Copy out exactly the lines from the first line of the material below through the line containing "const densityMax = [0.38, 0.4, 0.328, 0.256];", and nothing beyond them.

--- START OF RECORDED INFORMATION ---

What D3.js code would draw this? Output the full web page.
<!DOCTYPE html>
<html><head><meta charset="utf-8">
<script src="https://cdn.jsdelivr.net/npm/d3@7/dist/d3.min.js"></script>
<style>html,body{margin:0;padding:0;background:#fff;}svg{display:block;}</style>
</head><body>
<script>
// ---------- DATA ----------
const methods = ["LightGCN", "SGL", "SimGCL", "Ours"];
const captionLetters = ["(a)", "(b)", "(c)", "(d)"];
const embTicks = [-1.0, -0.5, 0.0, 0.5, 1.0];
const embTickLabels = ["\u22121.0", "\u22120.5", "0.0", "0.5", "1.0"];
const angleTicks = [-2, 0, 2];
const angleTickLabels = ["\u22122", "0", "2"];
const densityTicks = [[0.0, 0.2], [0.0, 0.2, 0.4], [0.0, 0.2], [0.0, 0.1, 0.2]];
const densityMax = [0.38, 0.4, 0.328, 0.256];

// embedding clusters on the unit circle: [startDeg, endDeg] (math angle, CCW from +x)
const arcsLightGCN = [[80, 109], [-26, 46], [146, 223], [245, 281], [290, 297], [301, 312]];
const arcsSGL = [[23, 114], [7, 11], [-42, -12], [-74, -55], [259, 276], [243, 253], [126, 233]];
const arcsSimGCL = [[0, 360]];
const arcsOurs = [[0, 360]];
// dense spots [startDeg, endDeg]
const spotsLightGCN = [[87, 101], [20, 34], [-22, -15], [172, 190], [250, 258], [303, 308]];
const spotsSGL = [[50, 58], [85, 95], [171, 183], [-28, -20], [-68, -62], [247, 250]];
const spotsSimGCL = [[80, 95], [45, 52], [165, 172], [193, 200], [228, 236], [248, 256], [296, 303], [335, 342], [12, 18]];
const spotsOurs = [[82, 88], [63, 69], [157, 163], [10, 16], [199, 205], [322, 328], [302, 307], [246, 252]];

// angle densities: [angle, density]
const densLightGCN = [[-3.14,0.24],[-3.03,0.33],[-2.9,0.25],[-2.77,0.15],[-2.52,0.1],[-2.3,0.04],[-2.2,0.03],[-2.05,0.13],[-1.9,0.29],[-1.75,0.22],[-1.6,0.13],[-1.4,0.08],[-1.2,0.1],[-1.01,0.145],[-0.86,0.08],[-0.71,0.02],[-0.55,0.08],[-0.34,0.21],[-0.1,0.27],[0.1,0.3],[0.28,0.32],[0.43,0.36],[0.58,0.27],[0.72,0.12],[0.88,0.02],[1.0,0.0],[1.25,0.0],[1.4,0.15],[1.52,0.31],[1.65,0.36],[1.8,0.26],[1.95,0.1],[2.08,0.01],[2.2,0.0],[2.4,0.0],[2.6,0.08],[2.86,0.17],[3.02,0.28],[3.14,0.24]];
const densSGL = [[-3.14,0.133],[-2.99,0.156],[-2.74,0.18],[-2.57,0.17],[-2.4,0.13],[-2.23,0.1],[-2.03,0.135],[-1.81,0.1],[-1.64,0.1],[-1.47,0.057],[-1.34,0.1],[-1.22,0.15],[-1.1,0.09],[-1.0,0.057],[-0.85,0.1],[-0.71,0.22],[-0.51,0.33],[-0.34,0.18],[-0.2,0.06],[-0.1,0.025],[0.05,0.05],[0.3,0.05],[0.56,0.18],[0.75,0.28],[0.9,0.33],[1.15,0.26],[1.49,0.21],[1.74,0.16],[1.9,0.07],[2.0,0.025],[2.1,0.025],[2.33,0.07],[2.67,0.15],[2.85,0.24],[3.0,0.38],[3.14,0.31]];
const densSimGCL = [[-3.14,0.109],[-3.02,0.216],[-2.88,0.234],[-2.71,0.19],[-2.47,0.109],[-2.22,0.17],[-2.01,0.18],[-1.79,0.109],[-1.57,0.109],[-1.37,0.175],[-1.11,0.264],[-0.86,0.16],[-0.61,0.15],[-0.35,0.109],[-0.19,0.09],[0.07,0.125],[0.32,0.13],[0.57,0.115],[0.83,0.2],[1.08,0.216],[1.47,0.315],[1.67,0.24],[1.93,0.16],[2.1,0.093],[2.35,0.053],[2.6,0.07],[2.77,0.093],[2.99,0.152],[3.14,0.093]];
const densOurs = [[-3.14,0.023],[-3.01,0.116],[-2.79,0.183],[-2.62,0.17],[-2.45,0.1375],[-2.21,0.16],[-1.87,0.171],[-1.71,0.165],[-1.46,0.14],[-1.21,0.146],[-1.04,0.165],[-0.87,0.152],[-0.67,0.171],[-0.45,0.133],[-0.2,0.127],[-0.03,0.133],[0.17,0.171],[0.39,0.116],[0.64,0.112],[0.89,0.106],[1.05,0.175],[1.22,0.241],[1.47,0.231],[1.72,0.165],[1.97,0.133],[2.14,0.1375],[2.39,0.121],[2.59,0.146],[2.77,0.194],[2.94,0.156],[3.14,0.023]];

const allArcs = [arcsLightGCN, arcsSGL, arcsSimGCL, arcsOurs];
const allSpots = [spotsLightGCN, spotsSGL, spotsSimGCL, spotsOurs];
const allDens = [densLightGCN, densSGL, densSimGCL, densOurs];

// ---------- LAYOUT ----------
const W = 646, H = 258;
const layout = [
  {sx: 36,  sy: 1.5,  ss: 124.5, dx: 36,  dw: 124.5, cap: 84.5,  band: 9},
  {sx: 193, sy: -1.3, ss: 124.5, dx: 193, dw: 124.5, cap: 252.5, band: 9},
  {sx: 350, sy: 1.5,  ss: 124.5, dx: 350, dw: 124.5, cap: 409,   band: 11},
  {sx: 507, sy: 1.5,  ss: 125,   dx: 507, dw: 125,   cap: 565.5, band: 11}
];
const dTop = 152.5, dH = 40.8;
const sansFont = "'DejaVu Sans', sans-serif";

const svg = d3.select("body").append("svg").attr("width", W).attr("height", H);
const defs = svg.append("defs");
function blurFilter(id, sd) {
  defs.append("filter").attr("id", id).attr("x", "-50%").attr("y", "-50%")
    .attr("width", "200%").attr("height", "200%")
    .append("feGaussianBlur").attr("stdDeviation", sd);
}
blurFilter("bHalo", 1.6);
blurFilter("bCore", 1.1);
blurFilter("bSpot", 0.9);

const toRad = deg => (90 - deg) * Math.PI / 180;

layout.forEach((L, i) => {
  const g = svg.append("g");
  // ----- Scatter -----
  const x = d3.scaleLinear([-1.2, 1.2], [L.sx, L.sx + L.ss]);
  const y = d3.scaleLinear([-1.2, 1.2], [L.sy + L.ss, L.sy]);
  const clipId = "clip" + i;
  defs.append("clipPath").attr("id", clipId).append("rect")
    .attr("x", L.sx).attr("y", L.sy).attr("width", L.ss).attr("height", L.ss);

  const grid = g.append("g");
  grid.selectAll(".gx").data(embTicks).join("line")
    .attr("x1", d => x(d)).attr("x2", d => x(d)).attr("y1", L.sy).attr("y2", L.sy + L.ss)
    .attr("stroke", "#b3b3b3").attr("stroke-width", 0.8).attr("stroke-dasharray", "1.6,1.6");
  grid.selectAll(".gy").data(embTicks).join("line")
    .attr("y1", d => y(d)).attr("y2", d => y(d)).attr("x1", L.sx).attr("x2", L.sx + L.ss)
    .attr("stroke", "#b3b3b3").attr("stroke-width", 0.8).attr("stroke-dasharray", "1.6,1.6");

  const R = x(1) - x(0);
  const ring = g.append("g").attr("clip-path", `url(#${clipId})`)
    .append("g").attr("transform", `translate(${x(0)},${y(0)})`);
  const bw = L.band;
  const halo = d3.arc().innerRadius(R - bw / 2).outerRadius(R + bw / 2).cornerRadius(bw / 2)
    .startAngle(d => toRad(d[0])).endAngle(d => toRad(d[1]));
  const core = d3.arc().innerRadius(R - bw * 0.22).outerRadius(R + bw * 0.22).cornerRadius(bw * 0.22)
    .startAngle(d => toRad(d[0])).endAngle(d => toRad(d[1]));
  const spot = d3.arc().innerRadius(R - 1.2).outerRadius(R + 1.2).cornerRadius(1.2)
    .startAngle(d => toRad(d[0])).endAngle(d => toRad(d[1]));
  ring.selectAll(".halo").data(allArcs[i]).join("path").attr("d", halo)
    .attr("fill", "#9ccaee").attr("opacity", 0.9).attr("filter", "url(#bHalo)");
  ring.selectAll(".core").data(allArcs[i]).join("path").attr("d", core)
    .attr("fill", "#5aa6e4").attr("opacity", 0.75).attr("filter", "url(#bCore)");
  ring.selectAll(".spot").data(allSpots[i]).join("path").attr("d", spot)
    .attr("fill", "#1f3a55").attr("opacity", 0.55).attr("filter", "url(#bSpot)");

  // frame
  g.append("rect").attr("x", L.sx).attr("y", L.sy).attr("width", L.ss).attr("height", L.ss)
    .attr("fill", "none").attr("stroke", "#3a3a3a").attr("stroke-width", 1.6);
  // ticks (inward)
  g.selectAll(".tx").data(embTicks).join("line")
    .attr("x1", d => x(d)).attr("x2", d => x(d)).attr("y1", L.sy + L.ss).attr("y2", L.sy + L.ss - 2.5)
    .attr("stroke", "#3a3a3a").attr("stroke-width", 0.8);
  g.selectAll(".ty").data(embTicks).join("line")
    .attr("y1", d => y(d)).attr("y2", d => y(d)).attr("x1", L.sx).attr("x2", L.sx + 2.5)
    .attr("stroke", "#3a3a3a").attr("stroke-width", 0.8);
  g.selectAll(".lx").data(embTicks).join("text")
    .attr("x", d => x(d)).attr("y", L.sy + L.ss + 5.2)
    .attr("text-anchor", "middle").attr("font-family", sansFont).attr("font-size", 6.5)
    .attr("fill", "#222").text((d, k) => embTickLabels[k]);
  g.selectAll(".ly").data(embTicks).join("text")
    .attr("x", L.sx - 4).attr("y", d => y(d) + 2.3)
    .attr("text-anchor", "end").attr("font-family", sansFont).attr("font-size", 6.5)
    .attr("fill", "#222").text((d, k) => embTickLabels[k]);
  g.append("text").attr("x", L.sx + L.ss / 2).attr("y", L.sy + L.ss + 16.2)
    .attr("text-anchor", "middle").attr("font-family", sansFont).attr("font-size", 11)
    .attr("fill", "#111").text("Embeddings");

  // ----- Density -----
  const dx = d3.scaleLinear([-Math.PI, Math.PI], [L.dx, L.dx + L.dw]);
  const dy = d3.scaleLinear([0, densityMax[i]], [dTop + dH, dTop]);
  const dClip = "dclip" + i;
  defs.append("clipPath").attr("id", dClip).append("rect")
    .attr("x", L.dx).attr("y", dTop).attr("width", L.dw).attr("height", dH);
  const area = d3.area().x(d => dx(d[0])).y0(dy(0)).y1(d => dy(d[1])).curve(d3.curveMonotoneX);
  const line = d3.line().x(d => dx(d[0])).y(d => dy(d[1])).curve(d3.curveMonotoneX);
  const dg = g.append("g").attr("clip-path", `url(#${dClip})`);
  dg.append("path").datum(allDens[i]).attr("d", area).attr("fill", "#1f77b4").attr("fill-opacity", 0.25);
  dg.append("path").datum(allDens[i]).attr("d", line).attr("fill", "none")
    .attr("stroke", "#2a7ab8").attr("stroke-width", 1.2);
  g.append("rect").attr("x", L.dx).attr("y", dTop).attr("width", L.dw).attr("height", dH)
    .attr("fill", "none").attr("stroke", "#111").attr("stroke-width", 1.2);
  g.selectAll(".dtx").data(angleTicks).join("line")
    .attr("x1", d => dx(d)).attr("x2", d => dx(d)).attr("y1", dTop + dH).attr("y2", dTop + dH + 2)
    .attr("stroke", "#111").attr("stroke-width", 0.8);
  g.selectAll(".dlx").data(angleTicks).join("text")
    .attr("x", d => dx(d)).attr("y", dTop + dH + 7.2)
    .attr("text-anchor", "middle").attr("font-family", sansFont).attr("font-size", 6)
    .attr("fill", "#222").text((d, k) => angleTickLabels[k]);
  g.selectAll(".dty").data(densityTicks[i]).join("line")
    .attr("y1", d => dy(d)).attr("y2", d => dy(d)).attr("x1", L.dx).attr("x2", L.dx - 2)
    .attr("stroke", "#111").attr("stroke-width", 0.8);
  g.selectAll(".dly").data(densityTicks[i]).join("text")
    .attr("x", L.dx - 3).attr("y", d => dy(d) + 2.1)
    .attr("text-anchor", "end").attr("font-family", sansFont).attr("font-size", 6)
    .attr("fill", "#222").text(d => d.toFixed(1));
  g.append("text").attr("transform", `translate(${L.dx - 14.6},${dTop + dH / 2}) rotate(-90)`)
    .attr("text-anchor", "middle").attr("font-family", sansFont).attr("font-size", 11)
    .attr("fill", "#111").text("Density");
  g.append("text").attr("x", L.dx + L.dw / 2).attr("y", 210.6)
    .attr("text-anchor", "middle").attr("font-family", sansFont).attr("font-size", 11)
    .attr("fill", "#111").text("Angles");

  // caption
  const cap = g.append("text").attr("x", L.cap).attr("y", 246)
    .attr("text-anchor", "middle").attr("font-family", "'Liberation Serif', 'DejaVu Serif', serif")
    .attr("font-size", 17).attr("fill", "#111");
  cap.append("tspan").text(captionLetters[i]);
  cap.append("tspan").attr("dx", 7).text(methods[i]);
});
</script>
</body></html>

--- END OF RECORDED INFORMATION ---

FINISHED EXERCISE
What D3.js code would draw this? Output the full web page.
<!DOCTYPE html>
<html><head><meta charset="utf-8">
<script src="https://cdn.jsdelivr.net/npm/d3@7/dist/d3.min.js"></script>
<style>html,body{margin:0;padding:0;background:#fff;}svg{display:block;}</style>
</head><body>
<script>
// ---------- DATA ----------
const methods = ["LightGCN", "SGL", "SimGCL", "Ours"];
const captionLetters = ["(a)", "(b)", "(c)", "(d)"];
const embTicks = [-1.0, -0.5, 0.0, 0.5, 1.0];
const embTickLabels = ["\u22121.0", "\u22120.5", "0.0", "0.5", "1.0"];
const angleTicks = [-2, 0, 2];
const angleTickLabels = ["\u22122", "0", "2"];
const densityTicks = [[0.0, 0.2], [0.0, 0.2, 0.4], [0.0, 0.2], [0.0, 0.1, 0.2]];
const densityMax = [0.38, 0.4, 0.328, 0.256];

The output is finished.